(Work instructions)
Write out again, exactly as they appear, the lines from the line with "Write the TikZ code for this diagram." through the line with "(0,0) rectangle (843,793);". Do not include any pictures.

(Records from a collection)
________________

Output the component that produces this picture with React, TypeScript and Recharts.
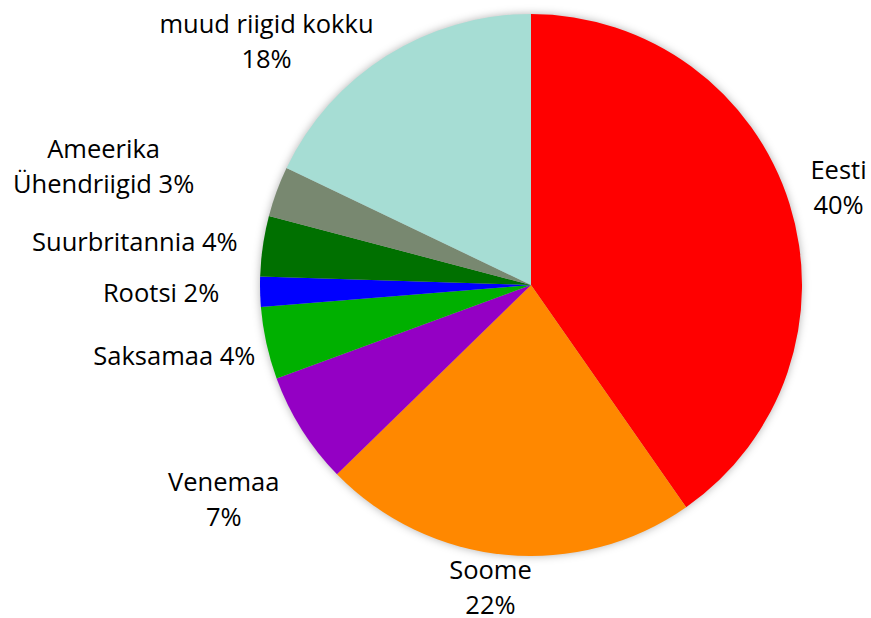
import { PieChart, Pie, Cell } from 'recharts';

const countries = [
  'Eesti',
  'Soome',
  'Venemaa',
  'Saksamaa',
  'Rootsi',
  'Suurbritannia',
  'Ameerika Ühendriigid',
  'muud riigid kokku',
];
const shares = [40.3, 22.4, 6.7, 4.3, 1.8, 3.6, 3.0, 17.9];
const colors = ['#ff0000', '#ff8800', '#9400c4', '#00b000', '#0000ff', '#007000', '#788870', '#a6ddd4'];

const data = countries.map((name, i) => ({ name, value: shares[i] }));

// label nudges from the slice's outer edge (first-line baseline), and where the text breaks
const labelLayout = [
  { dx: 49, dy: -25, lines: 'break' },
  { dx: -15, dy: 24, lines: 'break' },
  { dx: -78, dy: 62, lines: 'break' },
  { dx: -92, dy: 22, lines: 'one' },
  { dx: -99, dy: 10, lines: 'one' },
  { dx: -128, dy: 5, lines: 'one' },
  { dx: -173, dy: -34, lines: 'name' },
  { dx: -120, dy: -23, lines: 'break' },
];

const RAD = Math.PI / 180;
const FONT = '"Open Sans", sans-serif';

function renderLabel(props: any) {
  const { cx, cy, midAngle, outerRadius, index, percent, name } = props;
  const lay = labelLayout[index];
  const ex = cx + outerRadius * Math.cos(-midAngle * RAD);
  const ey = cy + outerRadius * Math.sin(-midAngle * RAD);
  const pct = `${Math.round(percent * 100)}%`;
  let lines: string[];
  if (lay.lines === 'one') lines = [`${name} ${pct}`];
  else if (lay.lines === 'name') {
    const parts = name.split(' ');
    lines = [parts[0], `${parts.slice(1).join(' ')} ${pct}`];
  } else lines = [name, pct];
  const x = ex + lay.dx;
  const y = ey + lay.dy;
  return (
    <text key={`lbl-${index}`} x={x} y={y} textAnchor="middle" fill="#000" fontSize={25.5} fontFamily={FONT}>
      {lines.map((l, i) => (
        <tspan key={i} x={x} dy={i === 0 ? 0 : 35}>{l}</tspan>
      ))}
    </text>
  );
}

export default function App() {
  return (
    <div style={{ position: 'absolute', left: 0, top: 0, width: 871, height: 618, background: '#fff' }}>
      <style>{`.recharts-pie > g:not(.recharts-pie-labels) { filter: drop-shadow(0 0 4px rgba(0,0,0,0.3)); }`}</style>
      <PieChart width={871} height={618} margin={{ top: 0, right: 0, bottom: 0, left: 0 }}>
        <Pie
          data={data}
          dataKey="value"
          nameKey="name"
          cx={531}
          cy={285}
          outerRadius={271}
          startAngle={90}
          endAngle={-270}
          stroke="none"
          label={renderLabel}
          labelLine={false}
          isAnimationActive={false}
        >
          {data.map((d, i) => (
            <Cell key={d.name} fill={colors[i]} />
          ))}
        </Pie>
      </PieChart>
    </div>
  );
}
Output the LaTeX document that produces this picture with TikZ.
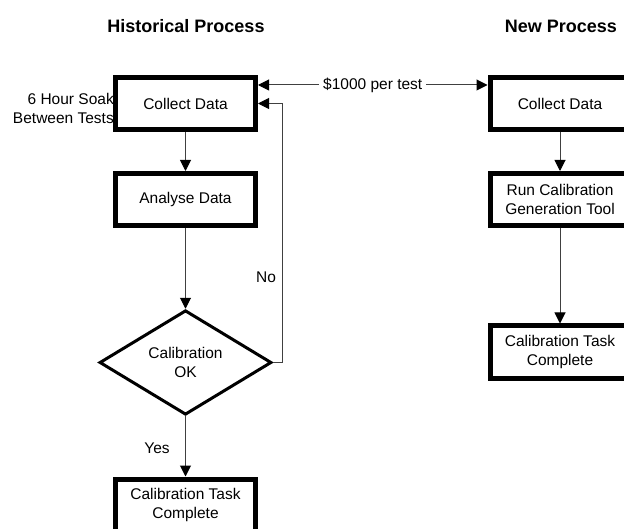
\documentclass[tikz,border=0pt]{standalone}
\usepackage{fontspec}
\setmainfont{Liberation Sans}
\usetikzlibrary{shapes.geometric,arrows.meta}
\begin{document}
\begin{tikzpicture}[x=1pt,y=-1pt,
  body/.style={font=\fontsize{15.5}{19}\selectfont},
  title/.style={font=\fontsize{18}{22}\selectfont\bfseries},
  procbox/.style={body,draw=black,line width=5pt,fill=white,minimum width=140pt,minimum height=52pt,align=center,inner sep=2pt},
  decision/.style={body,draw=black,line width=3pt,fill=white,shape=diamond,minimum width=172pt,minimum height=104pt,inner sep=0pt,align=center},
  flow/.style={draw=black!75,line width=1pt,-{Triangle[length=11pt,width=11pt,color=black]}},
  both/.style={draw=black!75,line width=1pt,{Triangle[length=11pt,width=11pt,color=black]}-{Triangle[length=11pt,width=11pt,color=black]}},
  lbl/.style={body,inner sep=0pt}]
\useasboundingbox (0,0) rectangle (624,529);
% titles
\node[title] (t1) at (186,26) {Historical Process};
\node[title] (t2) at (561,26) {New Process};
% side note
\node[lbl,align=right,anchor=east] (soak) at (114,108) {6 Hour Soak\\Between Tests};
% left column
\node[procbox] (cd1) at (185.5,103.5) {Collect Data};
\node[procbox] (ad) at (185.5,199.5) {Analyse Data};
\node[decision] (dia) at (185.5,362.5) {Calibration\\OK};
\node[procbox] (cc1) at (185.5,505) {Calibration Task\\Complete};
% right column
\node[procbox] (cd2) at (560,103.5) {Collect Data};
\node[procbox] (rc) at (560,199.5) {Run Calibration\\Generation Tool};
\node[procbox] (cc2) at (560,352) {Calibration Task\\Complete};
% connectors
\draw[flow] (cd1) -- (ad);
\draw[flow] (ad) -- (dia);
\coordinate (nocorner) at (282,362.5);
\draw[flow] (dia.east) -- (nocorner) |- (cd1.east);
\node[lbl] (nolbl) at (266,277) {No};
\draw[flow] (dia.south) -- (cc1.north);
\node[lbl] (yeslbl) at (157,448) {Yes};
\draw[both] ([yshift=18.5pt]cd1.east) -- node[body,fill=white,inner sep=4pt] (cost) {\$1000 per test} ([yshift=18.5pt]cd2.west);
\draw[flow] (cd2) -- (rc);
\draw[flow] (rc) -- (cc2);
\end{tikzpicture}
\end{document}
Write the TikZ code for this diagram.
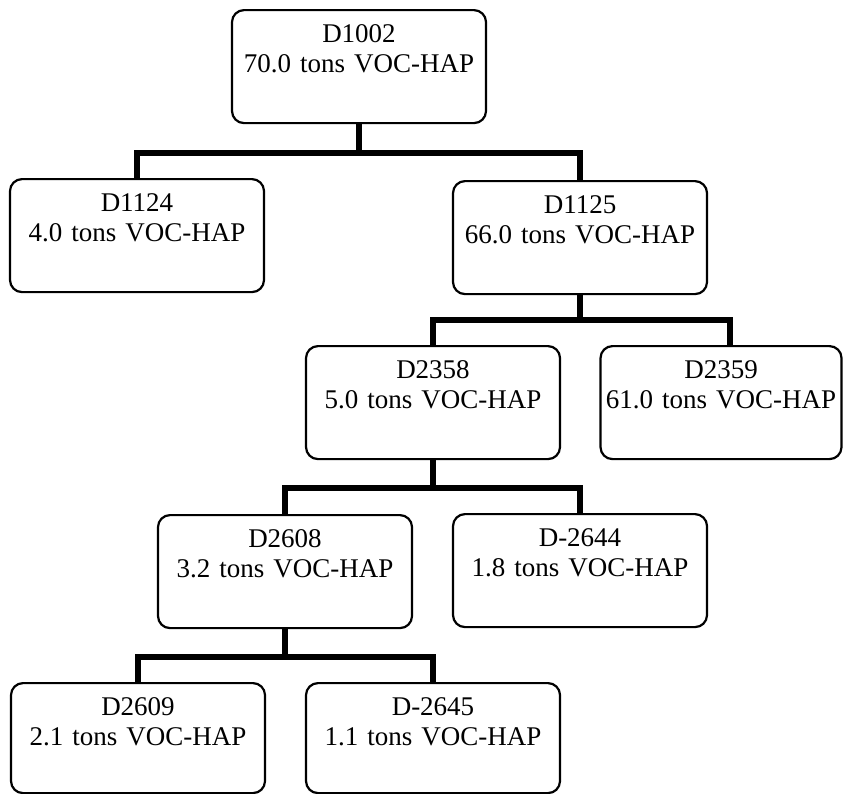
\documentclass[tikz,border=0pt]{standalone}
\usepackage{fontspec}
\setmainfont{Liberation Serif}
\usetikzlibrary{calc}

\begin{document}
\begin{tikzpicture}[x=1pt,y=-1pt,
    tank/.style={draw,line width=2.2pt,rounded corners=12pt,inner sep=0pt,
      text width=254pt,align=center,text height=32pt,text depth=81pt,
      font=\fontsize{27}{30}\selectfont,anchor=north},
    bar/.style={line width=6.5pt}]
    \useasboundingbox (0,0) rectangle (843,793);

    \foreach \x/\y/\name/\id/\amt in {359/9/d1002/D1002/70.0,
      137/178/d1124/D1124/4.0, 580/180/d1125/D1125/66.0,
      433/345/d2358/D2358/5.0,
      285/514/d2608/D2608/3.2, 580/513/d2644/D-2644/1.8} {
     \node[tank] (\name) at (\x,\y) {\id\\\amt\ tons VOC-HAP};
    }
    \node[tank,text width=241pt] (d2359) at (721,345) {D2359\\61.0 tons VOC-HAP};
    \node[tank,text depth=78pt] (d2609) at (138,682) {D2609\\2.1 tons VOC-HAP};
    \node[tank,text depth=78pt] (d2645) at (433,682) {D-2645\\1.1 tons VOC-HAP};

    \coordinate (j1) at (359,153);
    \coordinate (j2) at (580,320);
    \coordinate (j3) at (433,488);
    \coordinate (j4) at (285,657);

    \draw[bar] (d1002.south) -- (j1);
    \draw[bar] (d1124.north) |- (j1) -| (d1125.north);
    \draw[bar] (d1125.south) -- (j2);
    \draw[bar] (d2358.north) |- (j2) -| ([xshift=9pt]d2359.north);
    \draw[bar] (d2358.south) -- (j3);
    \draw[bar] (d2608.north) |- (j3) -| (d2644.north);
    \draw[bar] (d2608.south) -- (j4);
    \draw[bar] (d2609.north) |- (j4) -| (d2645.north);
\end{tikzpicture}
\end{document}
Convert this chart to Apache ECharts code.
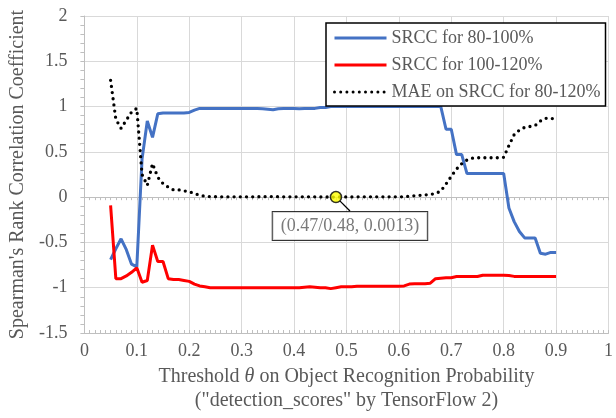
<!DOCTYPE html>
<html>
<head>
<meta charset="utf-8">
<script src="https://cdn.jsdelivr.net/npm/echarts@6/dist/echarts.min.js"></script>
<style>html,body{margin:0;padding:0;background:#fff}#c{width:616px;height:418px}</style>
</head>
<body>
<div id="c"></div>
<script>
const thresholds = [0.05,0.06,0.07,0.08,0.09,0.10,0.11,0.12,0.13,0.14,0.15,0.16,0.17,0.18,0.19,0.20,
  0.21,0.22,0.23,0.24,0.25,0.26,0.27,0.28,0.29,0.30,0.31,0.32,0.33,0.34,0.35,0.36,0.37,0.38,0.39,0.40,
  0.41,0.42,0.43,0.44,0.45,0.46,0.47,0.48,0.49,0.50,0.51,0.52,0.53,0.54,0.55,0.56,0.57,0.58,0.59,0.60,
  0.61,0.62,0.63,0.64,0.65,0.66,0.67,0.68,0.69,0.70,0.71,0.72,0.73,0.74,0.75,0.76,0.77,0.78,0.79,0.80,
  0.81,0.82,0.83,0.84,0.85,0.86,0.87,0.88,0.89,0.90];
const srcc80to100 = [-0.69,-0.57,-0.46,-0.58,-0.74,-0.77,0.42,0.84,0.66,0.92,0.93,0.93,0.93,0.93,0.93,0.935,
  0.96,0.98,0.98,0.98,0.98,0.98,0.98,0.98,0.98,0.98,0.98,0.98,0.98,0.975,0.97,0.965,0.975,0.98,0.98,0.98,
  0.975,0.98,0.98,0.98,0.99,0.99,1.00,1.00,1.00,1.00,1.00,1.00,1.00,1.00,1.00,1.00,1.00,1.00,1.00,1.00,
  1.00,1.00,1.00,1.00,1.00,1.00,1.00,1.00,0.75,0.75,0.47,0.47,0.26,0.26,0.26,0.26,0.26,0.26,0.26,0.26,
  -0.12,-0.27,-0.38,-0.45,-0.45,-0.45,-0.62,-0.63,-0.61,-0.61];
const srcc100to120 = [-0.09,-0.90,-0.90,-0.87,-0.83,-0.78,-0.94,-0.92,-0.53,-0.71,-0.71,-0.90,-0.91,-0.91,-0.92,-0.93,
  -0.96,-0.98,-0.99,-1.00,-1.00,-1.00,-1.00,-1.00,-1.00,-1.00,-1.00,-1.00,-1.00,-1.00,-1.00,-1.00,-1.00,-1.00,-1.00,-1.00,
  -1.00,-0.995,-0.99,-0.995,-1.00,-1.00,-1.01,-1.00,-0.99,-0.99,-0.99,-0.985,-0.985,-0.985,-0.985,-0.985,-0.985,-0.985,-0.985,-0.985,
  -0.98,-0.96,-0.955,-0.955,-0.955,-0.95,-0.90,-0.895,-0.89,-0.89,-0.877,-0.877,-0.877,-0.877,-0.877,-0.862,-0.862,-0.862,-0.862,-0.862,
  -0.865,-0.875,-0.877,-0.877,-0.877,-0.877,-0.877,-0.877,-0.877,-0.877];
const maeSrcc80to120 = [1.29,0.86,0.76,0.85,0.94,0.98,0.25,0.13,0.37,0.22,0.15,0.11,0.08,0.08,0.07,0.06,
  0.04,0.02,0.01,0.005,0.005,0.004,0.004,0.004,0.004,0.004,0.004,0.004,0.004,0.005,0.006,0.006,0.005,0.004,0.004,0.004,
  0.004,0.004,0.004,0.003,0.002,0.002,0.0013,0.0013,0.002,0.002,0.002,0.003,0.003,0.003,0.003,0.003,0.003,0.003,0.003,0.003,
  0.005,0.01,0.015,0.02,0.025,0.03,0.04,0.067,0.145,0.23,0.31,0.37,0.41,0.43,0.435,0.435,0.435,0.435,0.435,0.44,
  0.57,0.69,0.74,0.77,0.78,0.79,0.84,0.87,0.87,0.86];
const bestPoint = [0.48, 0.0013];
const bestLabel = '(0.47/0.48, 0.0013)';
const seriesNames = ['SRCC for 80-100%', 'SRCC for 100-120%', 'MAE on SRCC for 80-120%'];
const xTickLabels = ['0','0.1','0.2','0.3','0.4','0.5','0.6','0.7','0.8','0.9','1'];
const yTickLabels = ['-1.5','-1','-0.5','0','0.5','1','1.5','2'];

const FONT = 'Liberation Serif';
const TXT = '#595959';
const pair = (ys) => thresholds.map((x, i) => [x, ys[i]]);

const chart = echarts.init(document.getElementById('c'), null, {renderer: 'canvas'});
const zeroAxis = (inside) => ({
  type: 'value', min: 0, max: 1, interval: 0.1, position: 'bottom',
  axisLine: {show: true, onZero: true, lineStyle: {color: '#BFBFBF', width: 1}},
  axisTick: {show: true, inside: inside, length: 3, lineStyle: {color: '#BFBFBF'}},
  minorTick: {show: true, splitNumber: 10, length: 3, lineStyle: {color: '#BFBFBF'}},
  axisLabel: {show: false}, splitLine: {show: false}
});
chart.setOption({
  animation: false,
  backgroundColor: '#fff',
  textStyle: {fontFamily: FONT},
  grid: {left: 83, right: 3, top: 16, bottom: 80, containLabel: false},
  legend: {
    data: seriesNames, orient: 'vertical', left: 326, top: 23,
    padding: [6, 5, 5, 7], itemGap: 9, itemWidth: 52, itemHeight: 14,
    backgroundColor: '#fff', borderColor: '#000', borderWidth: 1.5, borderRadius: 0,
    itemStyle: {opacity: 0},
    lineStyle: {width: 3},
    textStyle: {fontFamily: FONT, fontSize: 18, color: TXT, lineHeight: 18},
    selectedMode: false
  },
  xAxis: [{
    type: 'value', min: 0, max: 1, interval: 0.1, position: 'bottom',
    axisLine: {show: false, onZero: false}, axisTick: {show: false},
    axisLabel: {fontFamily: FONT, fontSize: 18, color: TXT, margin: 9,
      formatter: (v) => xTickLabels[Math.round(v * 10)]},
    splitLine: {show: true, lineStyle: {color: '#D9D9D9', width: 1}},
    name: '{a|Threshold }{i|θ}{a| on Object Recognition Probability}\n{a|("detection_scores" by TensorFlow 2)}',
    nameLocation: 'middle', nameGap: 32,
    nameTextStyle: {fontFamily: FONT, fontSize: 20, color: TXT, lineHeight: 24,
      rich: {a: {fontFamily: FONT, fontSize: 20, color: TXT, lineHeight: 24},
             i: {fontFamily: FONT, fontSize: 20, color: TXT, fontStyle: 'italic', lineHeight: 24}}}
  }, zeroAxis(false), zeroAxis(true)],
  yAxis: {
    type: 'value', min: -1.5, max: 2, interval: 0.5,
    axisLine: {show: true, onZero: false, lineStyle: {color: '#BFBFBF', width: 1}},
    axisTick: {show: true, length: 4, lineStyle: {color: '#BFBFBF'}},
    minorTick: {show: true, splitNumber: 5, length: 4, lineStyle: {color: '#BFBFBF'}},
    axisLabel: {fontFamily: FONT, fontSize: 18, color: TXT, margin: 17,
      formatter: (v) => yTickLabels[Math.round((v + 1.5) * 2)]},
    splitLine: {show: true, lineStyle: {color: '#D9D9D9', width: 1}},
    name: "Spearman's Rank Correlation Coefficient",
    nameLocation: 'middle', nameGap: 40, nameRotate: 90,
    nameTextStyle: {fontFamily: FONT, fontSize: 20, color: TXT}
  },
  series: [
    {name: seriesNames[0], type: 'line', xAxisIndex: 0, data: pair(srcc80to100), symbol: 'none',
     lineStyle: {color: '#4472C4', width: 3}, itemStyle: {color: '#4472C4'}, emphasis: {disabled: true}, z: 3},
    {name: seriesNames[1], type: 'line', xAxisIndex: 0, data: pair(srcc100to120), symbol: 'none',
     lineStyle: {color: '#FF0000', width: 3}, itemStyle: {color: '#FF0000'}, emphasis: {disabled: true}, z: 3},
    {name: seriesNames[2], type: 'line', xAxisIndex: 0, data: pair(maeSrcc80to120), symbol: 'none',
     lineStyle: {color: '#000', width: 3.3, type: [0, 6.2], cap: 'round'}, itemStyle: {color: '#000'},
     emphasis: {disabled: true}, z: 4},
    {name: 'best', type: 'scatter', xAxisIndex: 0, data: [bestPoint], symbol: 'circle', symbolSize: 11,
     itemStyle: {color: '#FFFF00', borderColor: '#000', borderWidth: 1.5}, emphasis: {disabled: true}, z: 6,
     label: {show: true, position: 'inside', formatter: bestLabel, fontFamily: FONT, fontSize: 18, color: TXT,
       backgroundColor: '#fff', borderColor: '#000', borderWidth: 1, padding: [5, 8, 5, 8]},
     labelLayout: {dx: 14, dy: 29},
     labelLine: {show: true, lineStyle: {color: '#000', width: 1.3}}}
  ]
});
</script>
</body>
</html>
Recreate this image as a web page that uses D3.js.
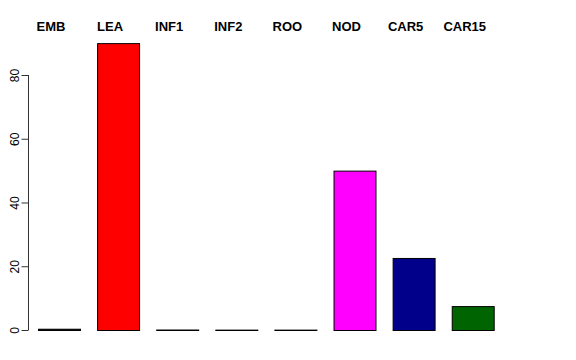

________________

(Answer to the exercise)
Write the TikZ code for this diagram.
\documentclass[tikz,border=0pt]{standalone}
\usepackage{fontspec}
\setmainfont{Liberation Serif}
\usetikzlibrary{calc}

\begin{document}
\begin{tikzpicture}[x=1pt,y=-1pt,
    tank/.style={draw,line width=2.2pt,rounded corners=12pt,inner sep=0pt,
      text width=254pt,align=center,text height=32pt,text depth=81pt,
      font=\fontsize{27}{30}\selectfont,anchor=north},
    bar/.style={line width=6.5pt}]
    \useasboundingbox (0,0) rectangle (843,793);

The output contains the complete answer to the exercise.